On first look, it appears Vaudevillian cabaret mixed with silent comedy. But Duke explains the two circus performers have no skill, no material, are unrehearsed – and desperate to entertain.

Initial idea

“We began with this idea, connected to anxiety dreams and these fears, where suddenly you find yourself in a situation where you have no idea what you are supposed to be doing, your costume is missing, but you know you have to entertain.

“Something about that took us towards circus, which is blatant entertainment. Then as that scenario developed, as they got further and further and more desperate and the stakes got higher, it became about the relationship between a man and a woman – about how they need each other and abuse each other.”

To tour the piece, Duke and his co-writer Raquel Meseguer penned Home For Broken Turns which was supposed to be a sequel.

“We sort of got second album syndrome and realised we couldn’t compete with the first piece because it is contained like a short story. It still feels like you can make a connection but there is no clear, explicit link.”

Anyone who knows Federico Garcia Lorca’s The House Of Bernada Alba will see similarities to the set-up: a group of women, all family, are trapped in a house and restricted by each other’s existence.

“It is about where they live, their dreams and their aspirations; how that affects them.

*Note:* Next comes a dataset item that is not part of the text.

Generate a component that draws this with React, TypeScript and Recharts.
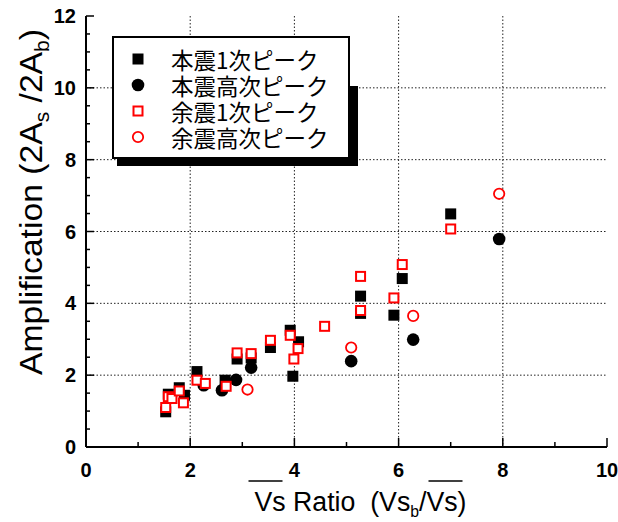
import { ScatterChart, Scatter, XAxis, YAxis, CartesianGrid, Legend } from 'recharts';

// 本震1次ピーク (black filled squares)
const mainFirstX = [1.53, 1.58, 1.79, 1.89, 2.13, 2.67, 2.9, 3.17, 3.54, 3.92, 4.08, 3.97, 5.27, 5.27, 5.91, 6.07, 7.0];
const mainFirstY = [0.98, 1.47, 1.65, 1.44, 2.1, 1.86, 2.45, 2.48, 2.77, 3.25, 2.93, 1.97, 4.2, 3.72, 3.67, 4.69, 6.49];

// 本震高次ピーク (black filled circles)
const mainHighX = [2.26, 2.61, 2.88, 3.17, 5.09, 6.28, 7.93];
const mainHighY = [1.72, 1.58, 1.87, 2.21, 2.39, 2.99, 5.79];

// 余震1次ピーク (red open squares)
const afterFirstX = [1.53, 1.58, 1.65, 1.79, 1.87, 2.13, 2.29, 2.69, 2.9, 3.17, 3.54, 3.92, 4.07, 3.99, 4.58, 5.27, 5.27, 5.91, 6.07, 7.0];
const afterFirstY = [1.1, 1.4, 1.35, 1.56, 1.23, 1.86, 1.77, 1.69, 2.62, 2.6, 2.97, 3.11, 2.74, 2.45, 3.36, 4.75, 3.8, 4.15, 5.08, 6.07];

// 余震高次ピーク (red open circles)
const afterHighX = [3.1, 5.09, 6.28, 7.93];
const afterHighY = [1.6, 2.77, 3.65, 7.05];

const xTicks = [0, 1, 2, 3, 4, 5, 6, 7, 8, 9, 10];
const xMajor = [0, 2, 4, 6, 8, 10];
const yTicks = [0, 0.5, 1, 1.5, 2, 2.5, 3, 3.5, 4, 4.5, 5, 5.5, 6, 6.5, 7, 7.5, 8, 8.5, 9, 9.5, 10, 10.5, 11, 11.5, 12];
const yMajor = [0, 2, 4, 6, 8, 10, 12];

const FONT = '"Liberation Sans", Arial, sans-serif';
const CJK = '"Noto Sans CJK JP", "Noto Sans CJK SC", sans-serif';
const RED = '#ff0000';

const zip = (xs: number[], ys: number[]) => xs.map((x, i) => ({ x, y: ys[i] }));

const FilledSquare = (p: any) => <rect x={p.cx - 5.5} y={p.cy - 5.5} width={11} height={11} fill="#000" />;
const FilledCircle = (p: any) => <circle cx={p.cx} cy={p.cy} r={6.3} fill="#000" />;
const OpenSquare = (p: any) => (
  <rect x={p.cx - 4.5} y={p.cy - 4.5} width={9} height={9} fill="#fff" stroke={RED} strokeWidth={2} />
);
const OpenCircle = (p: any) => <circle cx={p.cx} cy={p.cy} r={5.2} fill="#fff" stroke={RED} strokeWidth={1.8} />;

const series = [
  { name: '本震1次ピーク', data: zip(mainFirstX, mainFirstY), shape: FilledSquare },
  { name: '本震高次ピーク', data: zip(mainHighX, mainHighY), shape: FilledCircle },
  { name: '余震1次ピーク', data: zip(afterFirstX, afterFirstY), shape: OpenSquare },
  { name: '余震高次ピーク', data: zip(afterHighX, afterHighY), shape: OpenCircle },
];

function BottomTick(props: any) {
  const { x, y, payload } = props;
  const major = xMajor.includes(payload.value);
  return (
    <g>
      <line x1={x} y1={y} x2={x} y2={y - (major ? 9 : 5)} stroke="#000" strokeWidth={1.5} />
      {major && (
        <text x={x} y={y + 23} textAnchor="middle" dominantBaseline="central" fontFamily={FONT} fontWeight="bold" fontSize={20} fill="#000">
          {payload.value}
        </text>
      )}
    </g>
  );
}

function TopTick(props: any) {
  const { x, y, payload } = props;
  const major = xMajor.includes(payload.value);
  return <line x1={x} y1={y} x2={x} y2={y + (major ? 9 : 5)} stroke="#000" strokeWidth={1.5} />;
}

function LeftTick(props: any) {
  const { x, y, payload } = props;
  const major = yMajor.includes(payload.value);
  return (
    <g>
      <line x1={x} y1={y} x2={x + (major ? 8 : 4)} y2={y} stroke="#000" strokeWidth={1.5} />
      {major && (
        <text x={x - 10} y={y} textAnchor="end" dominantBaseline="central" fontFamily={FONT} fontWeight="bold" fontSize={20} fill="#000">
          {payload.value}
        </text>
      )}
    </g>
  );
}

function RightTick(props: any) {
  const { x, y, payload } = props;
  const major = yMajor.includes(payload.value);
  return <line x1={x} y1={y} x2={x - (major ? 8 : 4)} y2={y} stroke="#000" strokeWidth={1.5} />;
}

function XTitle(props: any) {
  const vb = props.viewBox;
  const cx = vb.x + vb.width / 2 + 14;
  const base = vb.y + 64;
  return (
    <g>
      <text x={cx} y={base} textAnchor="middle" fontFamily={FONT} fontSize={27} fill="#000" textLength={212} lengthAdjust="spacingAndGlyphs" style={{ whiteSpace: 'pre' }}>
        <tspan>{'Vs Ratio  (Vs'}</tspan>
        <tspan fontSize={16} dy={6}>b</tspan>
        <tspan dy={-6}>{'/Vs)'}</tspan>
      </text>
      <line x1={cx - 112} x2={cx - 78} y1={base - 30} y2={base - 30} stroke="#000" strokeWidth={1.5} />
      <line x1={cx + 68} x2={cx + 102} y1={base - 30} y2={base - 30} stroke="#000" strokeWidth={1.5} />
    </g>
  );
}

function YTitle(props: any) {
  const vb = props.viewBox;
  const bx = vb.x + 16;
  const cy = 202;
  return (
    <text x={bx} y={cy} textAnchor="middle" transform={`rotate(-90, ${bx}, ${cy})`} fontFamily={FONT} fontSize={32} fill="#000" textLength={346} lengthAdjust="spacingAndGlyphs" style={{ whiteSpace: 'pre' }}>
      <tspan>{'Amplification (2A'}</tspan>
      <tspan fontSize={20} dy={7}>s</tspan>
      <tspan dy={-7}>{' /2A'}</tspan>
      <tspan fontSize={20} dy={7}>b</tspan>
      <tspan dy={-7}>)</tspan>
    </text>
  );
}

function LegendMarker({ index }: { index: number }) {
  if (index === 0) return <rect x={2.5} y={2.5} width={11} height={11} fill="#000" />;
  if (index === 1) return <circle cx={8} cy={8} r={6.3} fill="#000" />;
  if (index === 2) return <rect x={3.5} y={3.5} width={9} height={9} fill="#fff" stroke={RED} strokeWidth={2} />;
  return <circle cx={8} cy={8} r={5.2} fill="#fff" stroke={RED} strokeWidth={1.8} />;
}

function LegendBox() {
  return (
    <div style={{ position: 'relative', width: 246, height: 131 }}>
      <div style={{ position: 'absolute', left: 238, top: 50, width: 8, height: 80, background: '#000' }} />
      <div style={{ position: 'absolute', left: 5, top: 123, width: 241, height: 7, background: '#000' }} />
      <div
        style={{
          position: 'absolute',
          left: 0,
          top: 0,
          width: 238,
          height: 123,
          boxSizing: 'border-box',
          border: '2px solid #000',
          background: '#fff',
        }}
      >
        {series.map((s, i) => (
          <div key={s.name} style={{ position: 'absolute', left: 0, top: 8 + i * 26, height: 26, width: 236 }}>
            <svg width={16} height={16} style={{ position: 'absolute', left: 16, top: 5 }}>
              <LegendMarker index={i} />
            </svg>
            <span
              style={{
                position: 'absolute',
                left: 57,
                top: 0,
                lineHeight: '26px',
                fontFamily: CJK,
                fontSize: 22.5,
                color: '#000',
                whiteSpace: 'nowrap',
              }}
            >
              {s.name}
            </span>
          </div>
        ))}
      </div>
    </div>
  );
}

export default function App() {
  return (
    <div style={{ position: 'absolute', left: 0, top: 0, width: 618, height: 522, background: '#fff' }}>
      <ScatterChart width={618} height={522} margin={{ top: 16, right: 11, left: 26, bottom: 0 }}>
        <CartesianGrid
          stroke="#222"
          strokeDasharray="1.5 2"
          horizontalValues={[2, 4, 6, 8, 10]}
          verticalValues={[2, 4, 6, 8]}
        />
        <XAxis
          dataKey="x"
          type="number"
          domain={[0, 10]}
          ticks={xTicks}
          allowDataOverflow
          height={75}
          tickSize={0}
          tickMargin={0}
          tickLine={false}
          axisLine={{ stroke: '#000', strokeWidth: 2 }}
          tick={BottomTick}
          interval={0}
          label={{ content: XTitle }}
        />
        <XAxis
          xAxisId="top"
          orientation="top"
          type="number"
          domain={[0, 10]}
          ticks={xTicks}
          allowDataOverflow
          height={0}
          tickSize={0}
          tickMargin={0}
          tickLine={false}
          axisLine={{ stroke: '#000', strokeWidth: 2 }}
          tick={TopTick}
          interval={0}
        />
        <YAxis
          dataKey="y"
          type="number"
          domain={[0, 12]}
          ticks={yTicks}
          allowDataOverflow
          width={60}
          tickSize={0}
          tickMargin={0}
          tickLine={false}
          axisLine={{ stroke: '#000', strokeWidth: 2 }}
          tick={LeftTick}
          interval={0}
          label={{ content: YTitle }}
        />
        <YAxis
          yAxisId="right"
          orientation="right"
          type="number"
          domain={[0, 12]}
          ticks={yTicks}
          allowDataOverflow
          width={0}
          tickSize={0}
          tickMargin={0}
          tickLine={false}
          axisLine={{ stroke: '#000', strokeWidth: 2 }}
          tick={RightTick}
          interval={0}
        />
        <Legend
          layout="vertical"
          align="center"
          verticalAlign="middle"
          width={246}
          height={131}
          wrapperStyle={{ left: 112, top: 36 }}
          content={() => <LegendBox />}
        />
        {series.map((s) => (
          <Scatter key={s.name} name={s.name} data={s.data} shape={s.shape} isAnimationActive={false} />
        ))}
      </ScatterChart>
    </div>
  );
}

“For me the thing linking the piece was this idea of circuses and glamour and running away to a circus, which is an abstract idea – but where does that image take us?

“What is it to imagine a different life? Is that connected to the limitation: the tighter your confines, the bigger your dreams? It’s about that and their bonds and desire to stay and how their dreams and hopes are pulling them away.”

Home For Broken Turns incorporates a mixture of French and English.

“We were interested in the text providing texture – and hopefully what they are saying and how they are saying it is clear without you needing to speak French. I wanted something that felt like it belonged to a different place, not a literal place.”

Because Duke trained as an actor, his shows always have sense of narrative and character which gives “a handle or lens for seeing the dance”.

“Stories take you forward, they have linear shape. Dance has this sideways movement, it spreads out and moves around. It offers you ways of looking at relationships.”